I don’t know if this is just me and my inability to adapt to the weather, but I think it’s been so incredibly freezing lately. My fingers become numb on the walk to class each morning in the frozen tundra of Pennsylvania. When I arrive home every evening, I crank up the heat and impatiently wait for my body to thaw.
But even when my apartment reaches 80 degrees, and when I’m cuddling under a plethora of blankets wearing my thickest pajamas, I still feel the frigid cold from the outdoors chill in my bones. Just as I can’t escape this mighty winter, I can’t escape the pains of this lasting grief.
I know that I’m currently in such a joyous and exciting season in my life.
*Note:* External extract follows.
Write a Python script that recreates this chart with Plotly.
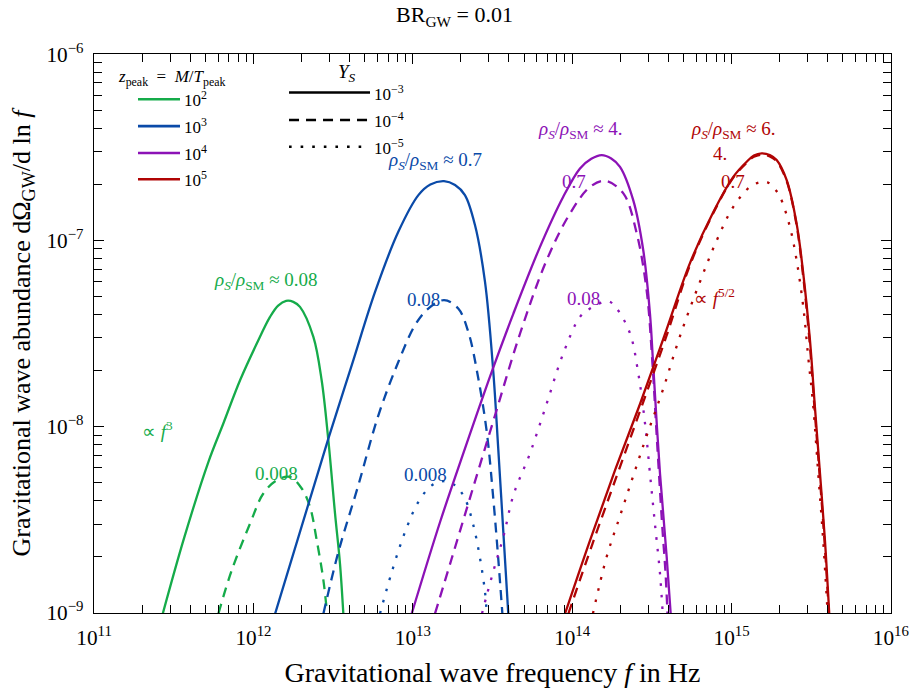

I am blessed enough to see and feel God working in my heart, and I know I don’t deserve a single good thing that I’m experiencing. However, I’m not only experiencing wondrous joys and cheek-aching smiles. These cheerful moments are like a pair of thick fuzzy socks; as comforting as they are, they don’t completely mask the frigidness and heartache inside.
I still feel the cold in my bones. The isolating effects of grief still sting.
I’m especially reminded of this lingering widow pain in this romantic season around February 14th. Those who know me know I am one of the most romantic people on this earth, and I so desperately wish Brady was alive so that I could read him another one of my cheesy poems or sing him another love song. There is so much love I have for him that I long to give. But, he’s not here to receive any of it.
I’m truly happy for the couples around me who are able to practice the exchange of love with one another this time of year. In the midst of my sincere happiness for others, my heart still breaks at every public display of affection or romantic social media post. It used to be Brady and I parting one another with a peck on the lips or shouting our love to the world. When I witness any and every display of love, I remember all that I’ve lost. And it still stings.
Spring is coming and I know there are warm and wonderful seasons of my life ahead, but there will always be another winter, and the sting of grief will always return.